Sunday, November 13, 2016

Barner and Stiller

The idea of implicature was a new concept to me. I did some investigation and learned that implicature is, definitionally, “the action of implying a meaning beyond the literal sense of what is explicitly stated” (from Google). For example, if a friend comments that their friend’s “lamp really brightens up the room” they could be implying that they don’t like the aesthetic look of the lamp, i.e., they’re avoiding what they really mean. I found implicature to be a very enlightening aspect of language because it allows adults to state one thing but mean an entirely different thing altogether. Additionally, implicature determines that people will logically not say certain things, i.e., it has consequences for language usage. For example, it is highly unlikely that someone commenting on a friend’s beautiful new home would utter, “Your white walls are such an interesting color,” because white is known to not be an interesting color and it is the most common wall color. So, the obvious things around us are less likely to be talked about while the rarer things around us are more likely to be talked about (just like Stiller says the “top hats” in a world of rare top hats are more likely to be salient in conversation). This applies to what I have been learning in my Child Language Acquisition class: in that class, we have been learning that young children take certain things in the conversation as given and they are more likely to talk about new information than the given information. Overall, I learned that implicature has a close relation to language because it plays a role in what someone will say and how people will describe the world around them.

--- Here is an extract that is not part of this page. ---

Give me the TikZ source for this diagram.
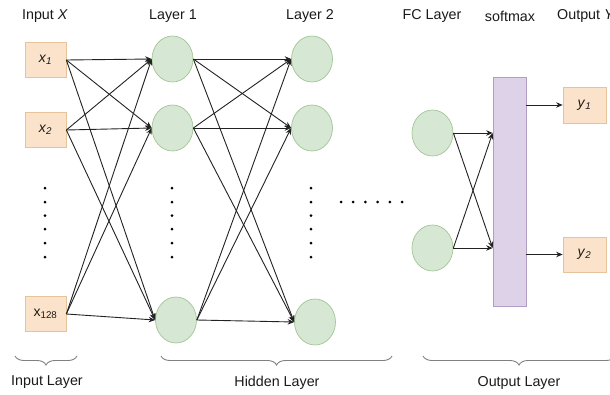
\documentclass[tikz,border=0pt]{standalone}
\usepackage{fontspec}
\setmainfont{Liberation Sans}
\usetikzlibrary{shapes.geometric,arrows.meta,decorations.pathreplacing}
\definecolor{boxfill}{HTML}{FBE3CB}
\definecolor{boxdraw}{HTML}{E6C39A}
\definecolor{neufill}{HTML}{D6E8D3}
\definecolor{neudraw}{HTML}{A3C496}
\definecolor{smfill}{HTML}{DED2E8}
\definecolor{smdraw}{HTML}{B29DC4}
\definecolor{linec}{HTML}{222222}
\definecolor{textc}{HTML}{1A1A1A}
\begin{document}
\begin{tikzpicture}[x=1pt,y=-1pt,
  inbox/.style={draw=boxdraw, fill=boxfill, line width=0.7pt, minimum width=41pt, minimum height=35pt, inner sep=0pt, text=textc, font=\fontsize{14}{16}\selectfont},
  neuron/.style={ellipse, draw=neudraw, fill=neufill, line width=0.7pt, minimum width=41pt, minimum height=46pt, inner sep=0pt},
  smbox/.style={draw=smdraw, fill=smfill, line width=0.7pt, minimum width=33pt, minimum height=229pt, inner sep=0pt},
  conn/.style={draw=linec, line width=0.9pt, -{Stealth[length=6.5pt,width=5.5pt]}},
  lbl/.style={text=textc, inner sep=0pt, font=\fontsize{14.3}{17}\selectfont},
  vdot/.style={circle, fill=black, inner sep=0pt, minimum size=3pt},
  brc/.style={draw=gray, line width=0.9pt, decorate, decoration={brace, amplitude=9pt}}
]
\useasboundingbox (0,0) rectangle (610,394);

% top labels
\node[lbl] (tIn) at (45,16) {Input \textit{X}};
\node[lbl] (tL1) at (173,16) {Layer 1};
\node[lbl] (tL2) at (310,16) {Layer 2};
\node[lbl] (tFC) at (432,16) {FC Layer};
\node[lbl] (tSm) at (510,16) {softmax};
\node[lbl, anchor=west] (tOut) at (557,16) {Output \textit{Y}};

% input boxes
\node[inbox] (x1) at (45.5,60) {\textit{x}\textsubscript{\textit{1}}};
\node[inbox] (x2) at (45.5,130) {\textit{x}\textsubscript{\textit{2}}};
\node[inbox] (x3) at (45.5,314) {x\textsubscript{128}};

% hidden layer 1
\node[neuron] (a1) at (172.5,59) {};
\node[neuron] (a2) at (172.5,128) {};
\node[neuron] (a3) at (176,320) {};
% hidden layer 2
\node[neuron] (b1) at (312,59) {};
\node[neuron] (b2) at (312,128) {};
\node[neuron] (b3) at (315,322) {};
% FC layer
\node[neuron] (f1) at (432.5,133) {};
\node[neuron] (f2) at (432.5,248) {};
% softmax
\node[smbox] (sm) at (509.5,191.5) {};
% outputs
\node[inbox, minimum height=36pt, minimum width=43pt] (o1) at (584.5,105) {\textit{y}\textsubscript{\textit{1}}};
\node[inbox, minimum width=43pt] (o2) at (584.5,254.5) {\textit{y}\textsubscript{\textit{2}}};

% connections input -> layer 1
\foreach \s in {x1,x2,x3}
  \foreach \t in {a1,a2,a3}
    \draw[conn] (\s.east) -- (\t.west);
% layer 1 -> layer 2
\foreach \s in {a1,a2,a3}
  \foreach \t in {b1,b2,b3}
    \draw[conn] (\s.east) -- (\t.west);
% FC -> softmax
\foreach \s in {f1,f2}
  \foreach \t in {f1,f2}
    \draw[conn] (\s.east) -- (sm.west |- \t);
% softmax -> outputs
\draw[conn] (sm.east |- o1) -- (o1.west);
\draw[conn] (sm.east |- o2) -- (o2.west);

% vertical dots
\foreach \cx/\nm in {45/p,172/q,311/r}
  \foreach \i/\cy in {1/188,2/202,3/215.5,4/229,5/243,6/257}
    \node[vdot] (\nm\i) at (\cx,\cy) {};
% horizontal dots
\foreach \i/\cx in {1/341,2/353.2,3/365.4,4/377.6,5/389.8,6/402}
  \node[vdot] (h\i) at (\cx,202) {};

% braces
\draw[brc] (77,356) -- (15,356);
\draw[brc] (392,356) -- (161,356);
\draw[brc] (615,356) -- (423,356);

% bottom labels
\node[lbl] (bIn) at (47,382) {Input Layer};
\node[lbl] (bHid) at (277,383) {Hidden Layer};
\node[lbl] (bOut) at (519,383) {Output Layer};
\end{tikzpicture}
\end{document}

However, I objected to one of Barner’s implied assertions that children were wrong compared to adults in their ability to interpret a sentence containing scalar implicatures. The children and adults were shown a scene in which all three horses successfully jumped over a log. Then they were given a particular sentence to describe this scene, which was “Some of the horses jumped over the log.” The children tested mostly said that this was a good description of the event. In contrast, adults said it was not a good description “since all of the horses jumped over the log.” Barner believes the adult’s response was better because the “adults, unlike the 5-year-old-children, computed a scalar implicature” so the children’s response was not adult-like. I think there could be some formal logic principles involved in the interpretation of this statement, and I am not familiar with formal logic. But logically speaking, if “all” horses jumped, then obviously “some” must have jumped as well, right? Therefore, I see no reason why the children’s answer was “incorrect” or “un-adult-like.” While I understand that the goal of implicature is to create an implied correct meaning, to me there was nothing incorrect about the children’s statement simply because it is more literal and less absolute.